If you make a decisions based on making a Fermi estimate and then using Bayes theorem a person who has no idea about Fermi estimates or Bayes theorem won’t be able to predict your actions. If you have integrated those concepts into your life so that you use them constantly than even a person who has learned Bayes theorem in an university lecture is unlikely to be able to follow. For them it’s just something abstract that’s used for text book problems and they will have a really hard time to predict your actions, because the can’t model you in a way that includes Bayes theorem.
If I make a decisions based on emotions my somatics teacher might be able to predict my actions better then myself because she has a better perception of my emotional state then I have. If I make my decisions based on an abstract intellectual concept like Bayes theorem then she can’t predict the outcomes. From her perspective I’m in my head and she has no information besides that.
Outside of specific primitives if you play a game two levels higher than the other person you are unpredictable.

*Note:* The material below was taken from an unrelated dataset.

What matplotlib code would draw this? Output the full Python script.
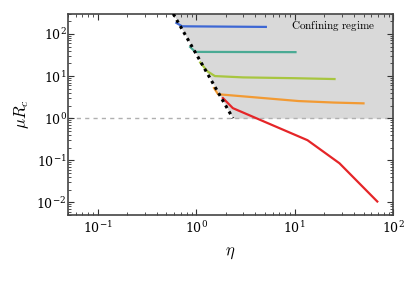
import matplotlib
matplotlib.use("Agg")
import matplotlib.pyplot as plt
import numpy as np

plt.rcParams['mathtext.fontset'] = 'cm'
plt.rcParams['font.family'] = 'serif'
plt.rcParams['font.serif'] = ['DejaVu Serif']

# boundary of confining regime (dotted line)
eta_bound = [0.586, 2.36]
muR_bound = [300.0, 1.0]

# curves
eta_blue = [0.63, 0.72, 5.1]
muR_blue = [183, 152, 147]
eta_teal = [0.87, 0.98, 10.2]
muR_teal = [49, 37.5, 37]
eta_green = [1.10, 1.30, 1.55, 3.0, 10.0, 25.4]
muR_green = [21, 13, 10, 9.3, 8.9, 8.5]
eta_orange = [1.52, 1.67, 3.5, 11.0, 25.0, 50.0]
muR_orange = [5.2, 3.7, 3.2, 2.55, 2.35, 2.25]
eta_red = [1.87, 2.36, 13.5, 28.5, 69.0]
muR_red = [3.0, 1.73, 0.30, 0.085, 0.0105]

colors = ['#3d67d4', '#4aaa94', '#a8c640', '#f29a33', '#e52528']

xlim = (0.05, 100)
ylim = (0.005, 300)

fig = plt.figure(figsize=(4.07, 2.83), dpi=100)
ax = fig.add_axes([0.167, 0.240, 0.799, 0.711])

# shaded confining region
ax.fill_betweenx(muR_bound, eta_bound, [xlim[1], xlim[1]], color='#d9d9d9', lw=0, zorder=0)
ax.axhline(1.0, color='#b0b0b0', ls=(0, (3, 3)), lw=1.0, zorder=1)

for ex, my, c in zip([eta_blue, eta_teal, eta_green, eta_orange, eta_red],
                     [muR_blue, muR_teal, muR_green, muR_orange, muR_red], colors):
    ax.plot(ex, my, color=c, lw=1.6, zorder=2)

ax.plot(eta_bound, muR_bound, color='black', ls=(0, (1, 1.3)), lw=2.2, zorder=3)

ax.set_xscale('log')
ax.set_yscale('log')
ax.set_xlim(*xlim)
ax.set_ylim(*ylim)

ax.tick_params(which='both', direction='in', top=True, right=True, labelsize=9, color='#333333')
ax.tick_params(which='major', length=4, width=0.8)
ax.tick_params(which='minor', length=2, width=0.6)
ax.tick_params(axis='y', which='both', pad=1)
for s in ax.spines.values():
    s.set_color('#444444')
    s.set_linewidth(1.2)

ax.set_xlabel(r'$\eta$', fontsize=12, labelpad=6)
ax.set_ylabel(r'$\mu R_c$', fontsize=12, labelpad=4)

ax.text(0.945, 0.94, r'$\mathrm{Confining\ regime}$', transform=ax.transAxes,
        ha='right', va='center', fontsize=8)

fig.savefig('out.png', dpi=100)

It goes beyond that. If you show a person who beliefs that vaccine causes autism a news article with lists scientific arguments that vaccines doesn’t cause autism, you can strengthen their beliefs that vaccines cause autism.
Mormons who go on a mission and debate Mormonism with outsiders get often more committed Mormons because they invest effort into defending their beliefs to outsiders.
We live in a world where people found in a study that people of higher intelligence are more likely to disbelieve in global warming.
In Go strategy there the term aji keshi. Defending a belief makes it more rigid.
If I try to open a door today and do badly at it, that door while be fortified in a month and it’s even harder to get in.
If you successfully planted a little carrot and then pull strongly on it before it’s ready you kill it.